Eight minutes to the glacier, in a vehicle that compares favorably with the French TGV or the German ICE. Admittedly, not nearly as fast, but it climbs like a mountain goat. One of the two trains is actually called "Kitzsteingams" ("Kitzstein Chamois"). The other has the rather mysterious name of "Gletscherdrache" ("Glacier Dragon").

That morning, the new Kitzsteingams was positioned precisely to the millimeter on its old steel skeleton. Everything fits—except Unterweger and his hydraulics. In the place where the experienced technician is supposed to lay his measuring line from the chassis to the pressure gauges in the console, there’s no room.

He squeezes out from under the train with a groan, climbs the ladder, and sees the two electricians still standing in the attendant’s cab.

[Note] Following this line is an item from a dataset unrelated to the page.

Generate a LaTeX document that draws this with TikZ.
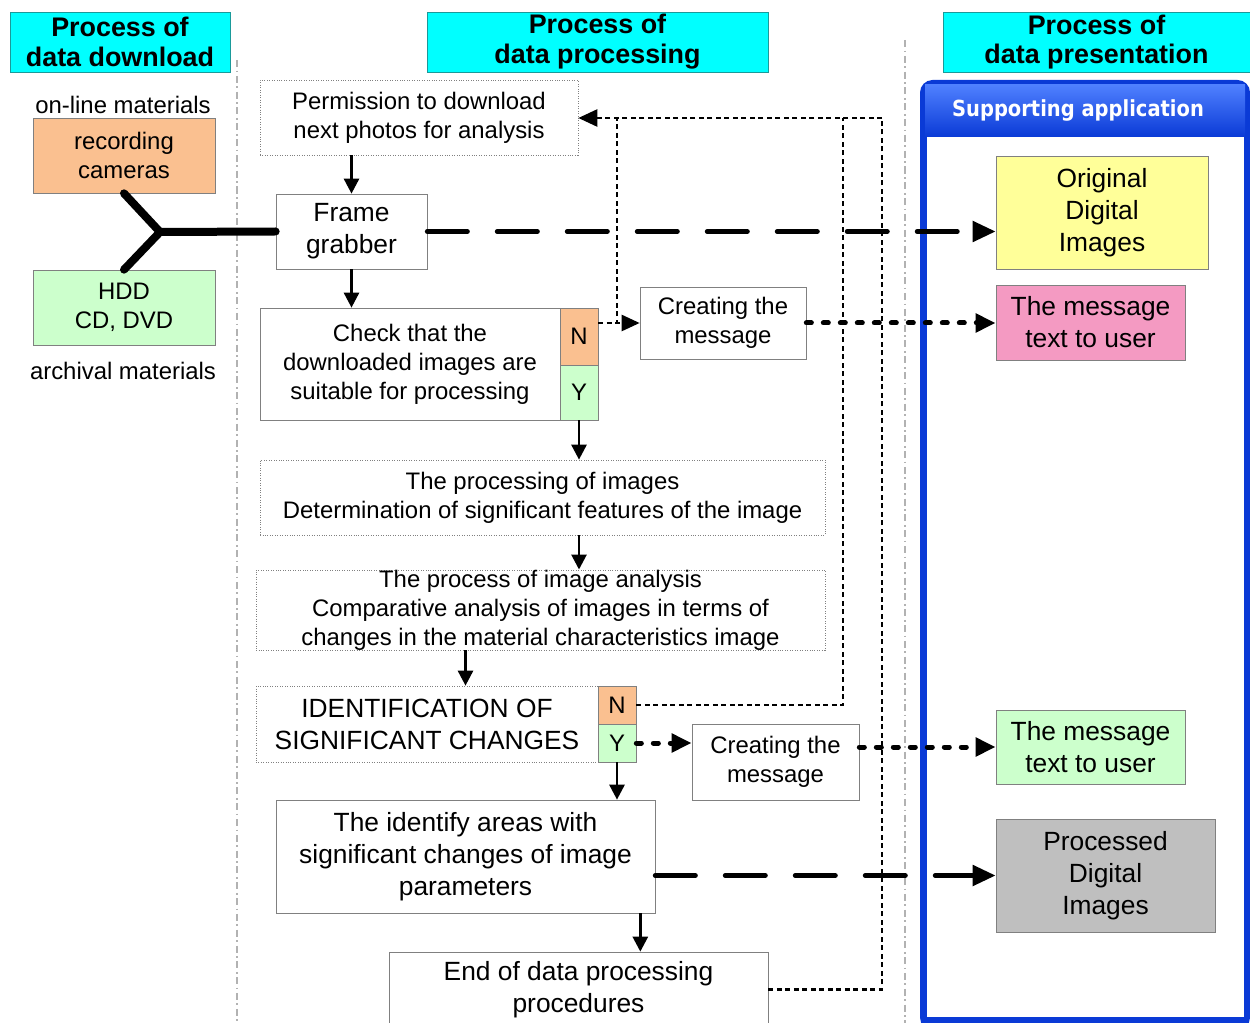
\documentclass[tikz,border=0pt]{standalone}
\usepackage{fontspec}
\setmainfont{Liberation Sans}
\newfontfamily\appfont[FakeStretch=0.88]{DejaVu Sans}
\usetikzlibrary{arrows.meta,calc}
\definecolor{headcyan}{HTML}{00FFFF}
\definecolor{headedge}{HTML}{1A9A9A}
\definecolor{camfill}{HTML}{FAC090}
\definecolor{greenfill}{HTML}{CCFFCC}
\definecolor{yellowfill}{HTML}{FFFF99}
\definecolor{pinkfill}{HTML}{F49AC2}
\definecolor{grayfill}{HTML}{BFBFBF}
\definecolor{appblue}{HTML}{0A3AD6}
\definecolor{applight}{HTML}{4F80FF}
\definecolor{boxedge}{HTML}{808080}
\newcommand\smalltxt{\fontsize{13.6}{16.5}\selectfont}
\newcommand\bigtxt{\fontsize{15}{18.2}\selectfont}

\begin{document}
\begin{tikzpicture}[x=0.02cm, y=-0.02cm,
  header/.style={rectangle, draw=headedge, fill=headcyan, inner sep=0pt, align=center,
    font=\bfseries\fontsize{15.3}{17}\selectfont, minimum height=1.2cm},
  box/.style={rectangle, draw=boxedge, fill=white, inner sep=0pt, align=center, font=\smalltxt},
  dotbox/.style={box, densely dotted},
  bigbox/.style={box, font=\bigtxt},
  flag/.style={rectangle, draw=boxedge, inner sep=0pt, minimum width=0.76cm, font=\smalltxt},
  apptitle/.style={text=white, font=\appfont\bfseries\fontsize{12.6}{15}\selectfont},
  arr/.style={-{Triangle[length=3mm,width=3mm]}, line width=0.055cm},
  datalink/.style={-{Triangle[length=4.6mm,width=4mm]}, line width=0.1cm, line cap=round,
    dash pattern=on 0.8cm off 0.6cm},
  msglink/.style={-{Triangle[length=4mm,width=3.6mm]}, line width=0.1cm, line cap=round,
    dash pattern=on 0.1cm off 0.24cm},
  back/.style={line width=0.05cm, dash pattern=on 0.1cm off 0.07cm},
  divider/.style={gray!60, line width=0.6pt, dash pattern=on 4pt off 2pt on 1pt off 2pt},
]
  \useasboundingbox (0,0) rectangle (1250,1023);

  % column dividers
  \draw[divider] (237,60) -- (237,1023);
  \draw[divider] (905,40) -- (905,1023);

  % supporting application panel
  \fill[appblue, rounded corners=0.25cm] (920,80) rectangle (1250,1030);
  \shade[top color=applight, bottom color=appblue] (925,85) rectangle (1245,137);
  \fill[white] (927,137) rectangle (1244,1017);
  \node[apptitle] (apptitle) at (1078,110) {Supporting application};

  % headers
  \node[header, minimum width=4.4cm] (hdown) at (120,42) {Process of\\data download};
  \node[header, minimum width=6.82cm] (hproc) at (597.5,42) {Process of\\data processing};
  \node[header, minimum width=6.14cm] (hpres) at (1096.5,42) {Process of\\data presentation};

  % data download
  \node[font=\smalltxt] (online) at (123,105) {on-line materials};
  \node[box, fill=camfill, minimum width=3.64cm, minimum height=1.5cm] (cam) at (124,155.5) {recording\\cameras};
  \node[box, fill=greenfill, minimum width=3.64cm, minimum height=1.5cm] (hdd) at (124,307.5) {HDD\\CD, DVD};
  \node[font=\smalltxt] (archive) at (123,371) {archival materials};
  \coordinate (fork) at (160,232);

  % data processing
  \node[dotbox, minimum width=6.36cm, minimum height=1.5cm] (perm) at (419,117.5) {Permission to download\\next photos for analysis};
  \node[bigbox, minimum width=3.02cm, minimum height=1.5cm] (frame) at (351.5,231.5) {Frame\\grabber};
  \node[box, minimum width=6cm, minimum height=2.24cm] (check) at (410,364) {Check that the\\downloaded images are\\suitable for processing};
  \node[flag, fill=camfill, minimum height=1.14cm] (checkN) at (579,336.5) {N};
  \node[flag, fill=greenfill, minimum height=1.1cm] (checkY) at (579,392.5) {Y};
  \node[box, minimum width=3.32cm, minimum height=1.44cm] (msgA) at (723,323) {Creating the\\message};
  \node[dotbox, minimum width=11.3cm, minimum height=1.5cm] (proc) at (542.5,497.5) {The processing of images\\Determination of significant features of the image};
  \node[dotbox, minimum width=11.38cm, minimum height=1.52cm] (anal) at (540.5,610) {The process of image analysis\\Comparative analysis of images in terms of\\changes in the material characteristics image};
  \node[dotbox, font=\bigtxt, minimum width=6.84cm, minimum height=1.52cm] (ident) at (427,724) {IDENTIFICATION OF\\SIGNIFICANT CHANGES};
  \node[flag, fill=camfill, minimum height=0.76cm] (identN) at (617,705) {N};
  \node[flag, fill=greenfill, minimum height=0.76cm] (identY) at (617,743) {Y};
  \node[box, minimum width=3.34cm, minimum height=1.52cm] (msgB) at (775.5,762) {Creating the\\message};
  \node[bigbox, minimum width=7.58cm, minimum height=2.26cm] (areas) at (465.5,856.5) {The identify areas with\\significant changes of image\\parameters};
  \node[bigbox, minimum width=7.58cm, minimum height=1.5cm] (endp) at (578.5,989.5) {End of data processing\\procedures};

  % data presentation
  \node[bigbox, fill=yellowfill, minimum width=4.24cm, minimum height=2.26cm] (orig) at (1102,212.5) {Original\\Digital\\Images};
  \node[bigbox, fill=pinkfill, minimum width=3.78cm, minimum height=1.5cm] (msgP) at (1090.5,322.5) {The message\\text to user};
  \node[bigbox, fill=greenfill, minimum width=3.78cm, minimum height=1.48cm] (msgG) at (1090.5,747) {The message\\text to user};
  \node[bigbox, fill=grayfill, minimum width=4.38cm, minimum height=2.26cm] (procd) at (1105.5,875.5) {Processed\\Digital\\Images};

  % sources into the frame grabber
  \draw[line width=0.16cm, line cap=round] (cam.south) -- (fork) -- (hdd.north);
  \draw[line width=0.16cm, line cap=round] (fork) -- (frame.west);

  % main flow
  \draw[arr] (perm.south -| frame) -- (frame.north);
  \draw[arr] (frame.south) -- (frame.south |- check.north);
  \draw[arr] (checkY.south) -- (checkY.south |- proc.north);
  \draw[arr] (proc.south -| checkY) -- (anal.north -| checkY);
  \draw[arr] (anal.south -| areas) -- (ident.north -| areas);
  \draw[arr] (identY.south) -- (identY.south |- areas.north);
  \coordinate (areasout) at ($(areas.south east)+(-15,0)$);
  \draw[arr] (areasout) -- (areasout |- endp.north);

  % loops back to the permission
  \coordinate (backA) at (617,118);
  \coordinate (backB) at (843,118);
  \coordinate (backC) at (882,118);
  \draw[back, -{Triangle[length=3.6mm,width=3.2mm]}] (checkN.east |- msgA) -- (msgA.west);
  \draw[back] (checkN.east |- msgA) -| (backA);
  \draw[back] (identN.east) -| (backB);
  \draw[back] (endp.east) -| (backC);
  \draw[back, -{Triangle[length=3.8mm,width=3.4mm]}] (backC) -- (backC -| perm.east);

  % outputs to the application
  \draw[datalink] (frame.east) -- (frame.east -| orig.west);
  \draw[datalink] (areas.east |- procd) -- (procd.west);
  \draw[msglink] (msgA.east) -- (msgA.east -| msgP.west);
  \draw[msglink] (identY.east) -- (identY.east -| msgB.west);
  \draw[msglink] (msgB.east |- msgG) -- (msgG.west);
\end{tikzpicture}
\end{document}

They’re whispering, avoiding his gaze.

"Guys, there’s a fan heater in the way where my lines are supposed to go. It’s just sticking out of the console in the cab."

"I know," says one of the electricians, annoyed. "They said there’s enough space for the lines. You just have to route them around the heater."

"I’m supposed to custom design this with a heater in the way?" the hydraulic technician snaps back, "You can’t be serious. I don’t even have room to move around, let alone install pipes."

"Calm down," says the electrician soothingly. "We’ll take the heater out, then you’ll have room to move." He nods at his fellow electrician.

"How did the heater even get there?" asks the hydraulic tech, still indignant. "I mean, right where my lines are supposed to go?"

"They didn’t get the right fan heater at the company in Upper Austria where the train was assembled. So they got this one and sank it into the wall of the console."

"But why sink it in? Every fan heater has a suspension device. You just have to mount it on the wall, without all this taking things apart and screwing them together. And I’d have room for my lines."

"That was the plan, but it didn’t work. If they’d hung the heater up, the attendant wouldn’t have been able to open the door to the cab. So they took it apart and screwed it into the wall."

"Well, bravo," says Unterweger, "Quite a plan you’ve all come up with there."